── DATA SECTION ──

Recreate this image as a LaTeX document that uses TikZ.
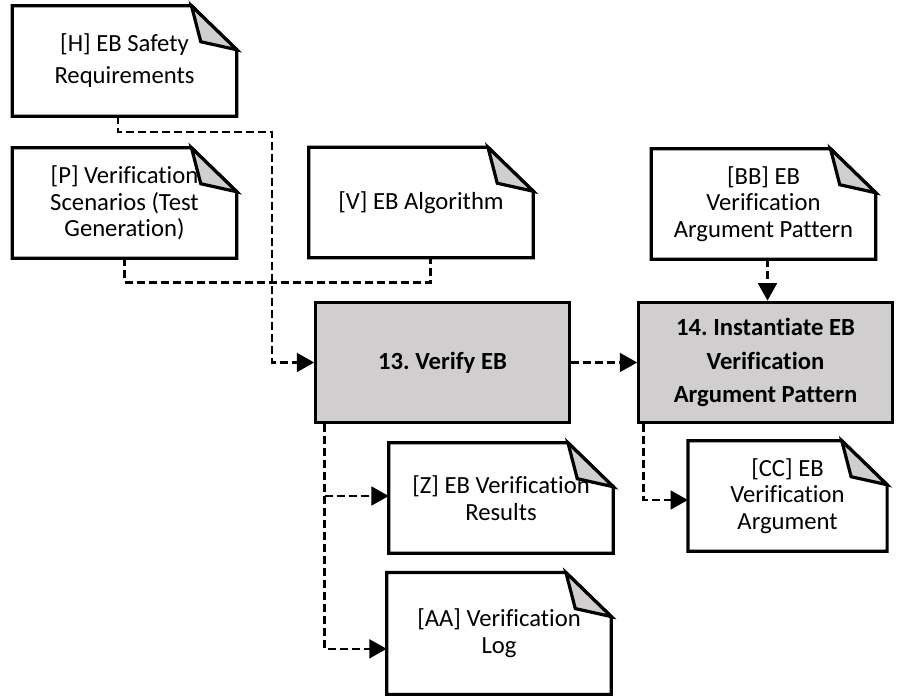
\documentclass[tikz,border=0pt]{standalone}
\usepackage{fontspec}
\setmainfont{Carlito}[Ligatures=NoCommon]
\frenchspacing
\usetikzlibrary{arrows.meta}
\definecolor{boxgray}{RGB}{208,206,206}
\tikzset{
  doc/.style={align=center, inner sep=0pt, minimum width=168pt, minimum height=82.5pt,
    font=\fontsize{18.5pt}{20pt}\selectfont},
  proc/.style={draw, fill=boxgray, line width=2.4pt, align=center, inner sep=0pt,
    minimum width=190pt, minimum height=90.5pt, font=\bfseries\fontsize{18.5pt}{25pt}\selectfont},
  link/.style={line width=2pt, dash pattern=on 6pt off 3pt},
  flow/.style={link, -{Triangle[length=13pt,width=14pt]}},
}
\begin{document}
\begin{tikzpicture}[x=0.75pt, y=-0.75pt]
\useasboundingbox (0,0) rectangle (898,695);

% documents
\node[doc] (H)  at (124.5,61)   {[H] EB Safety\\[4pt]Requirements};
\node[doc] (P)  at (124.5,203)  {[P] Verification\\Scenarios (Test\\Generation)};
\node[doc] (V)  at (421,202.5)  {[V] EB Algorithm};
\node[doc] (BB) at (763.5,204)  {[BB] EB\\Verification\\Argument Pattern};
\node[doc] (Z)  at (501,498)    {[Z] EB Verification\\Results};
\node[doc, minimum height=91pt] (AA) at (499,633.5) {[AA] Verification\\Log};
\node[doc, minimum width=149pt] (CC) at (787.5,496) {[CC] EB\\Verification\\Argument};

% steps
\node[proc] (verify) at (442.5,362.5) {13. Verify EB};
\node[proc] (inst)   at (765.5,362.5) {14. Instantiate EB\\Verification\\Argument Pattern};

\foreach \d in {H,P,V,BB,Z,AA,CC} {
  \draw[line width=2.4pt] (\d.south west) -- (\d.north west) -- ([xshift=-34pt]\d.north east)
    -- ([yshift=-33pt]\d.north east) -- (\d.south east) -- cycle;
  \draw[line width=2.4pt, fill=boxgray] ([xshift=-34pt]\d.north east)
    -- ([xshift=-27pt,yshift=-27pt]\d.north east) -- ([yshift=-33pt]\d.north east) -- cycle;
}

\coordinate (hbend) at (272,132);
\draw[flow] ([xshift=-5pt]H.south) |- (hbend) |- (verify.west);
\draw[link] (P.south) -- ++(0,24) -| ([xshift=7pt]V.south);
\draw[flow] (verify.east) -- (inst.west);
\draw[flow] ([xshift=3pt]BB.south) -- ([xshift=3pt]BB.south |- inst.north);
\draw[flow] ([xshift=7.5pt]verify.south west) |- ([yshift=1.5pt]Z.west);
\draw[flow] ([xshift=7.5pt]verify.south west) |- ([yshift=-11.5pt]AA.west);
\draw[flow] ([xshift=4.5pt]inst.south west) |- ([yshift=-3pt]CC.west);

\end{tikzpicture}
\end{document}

───

### DIRECTIVE
Reproduce each line exactly, please, except for any pictures.

### WORKED SOLUTION
Recreate this image as a LaTeX document that uses TikZ.
\documentclass[tikz,border=0pt]{standalone}
\usepackage{fontspec}
\setmainfont{Carlito}[Ligatures=NoCommon]
\frenchspacing
\usetikzlibrary{arrows.meta}
\definecolor{boxgray}{RGB}{208,206,206}
\tikzset{
  doc/.style={align=center, inner sep=0pt, minimum width=168pt, minimum height=82.5pt,
    font=\fontsize{18.5pt}{20pt}\selectfont},
  proc/.style={draw, fill=boxgray, line width=2.4pt, align=center, inner sep=0pt,
    minimum width=190pt, minimum height=90.5pt, font=\bfseries\fontsize{18.5pt}{25pt}\selectfont},
  link/.style={line width=2pt, dash pattern=on 6pt off 3pt},
  flow/.style={link, -{Triangle[length=13pt,width=14pt]}},
}
\begin{document}
\begin{tikzpicture}[x=0.75pt, y=-0.75pt]
\useasboundingbox (0,0) rectangle (898,695);

% documents
\node[doc] (H)  at (124.5,61)   {[H] EB Safety\\[4pt]Requirements};
\node[doc] (P)  at (124.5,203)  {[P] Verification\\Scenarios (Test\\Generation)};
\node[doc] (V)  at (421,202.5)  {[V] EB Algorithm};
\node[doc] (BB) at (763.5,204)  {[BB] EB\\Verification\\Argument Pattern};
\node[doc] (Z)  at (501,498)    {[Z] EB Verification\\Results};
\node[doc, minimum height=91pt] (AA) at (499,633.5) {[AA] Verification\\Log};
\node[doc, minimum width=149pt] (CC) at (787.5,496) {[CC] EB\\Verification\\Argument};

% steps
\node[proc] (verify) at (442.5,362.5) {13. Verify EB};
\node[proc] (inst)   at (765.5,362.5) {14. Instantiate EB\\Verification\\Argument Pattern};

\foreach \d in {H,P,V,BB,Z,AA,CC} {
  \draw[line width=2.4pt] (\d.south west) -- (\d.north west) -- ([xshift=-34pt]\d.north east)
    -- ([yshift=-33pt]\d.north east) -- (\d.south east) -- cycle;
  \draw[line width=2.4pt, fill=boxgray] ([xshift=-34pt]\d.north east)
    -- ([xshift=-27pt,yshift=-27pt]\d.north east) -- ([yshift=-33pt]\d.north east) -- cycle;
}

\coordinate (hbend) at (272,132);
\draw[flow] ([xshift=-5pt]H.south) |- (hbend) |- (verify.west);
\draw[link] (P.south) -- ++(0,24) -| ([xshift=7pt]V.south);
\draw[flow] (verify.east) -- (inst.west);
\draw[flow] ([xshift=3pt]BB.south) -- ([xshift=3pt]BB.south |- inst.north);
\draw[flow] ([xshift=7.5pt]verify.south west) |- ([yshift=1.5pt]Z.west);
\draw[flow] ([xshift=7.5pt]verify.south west) |- ([yshift=-11.5pt]AA.west);
\draw[flow] ([xshift=4.5pt]inst.south west) |- ([yshift=-3pt]CC.west);

\end{tikzpicture}
\end{document}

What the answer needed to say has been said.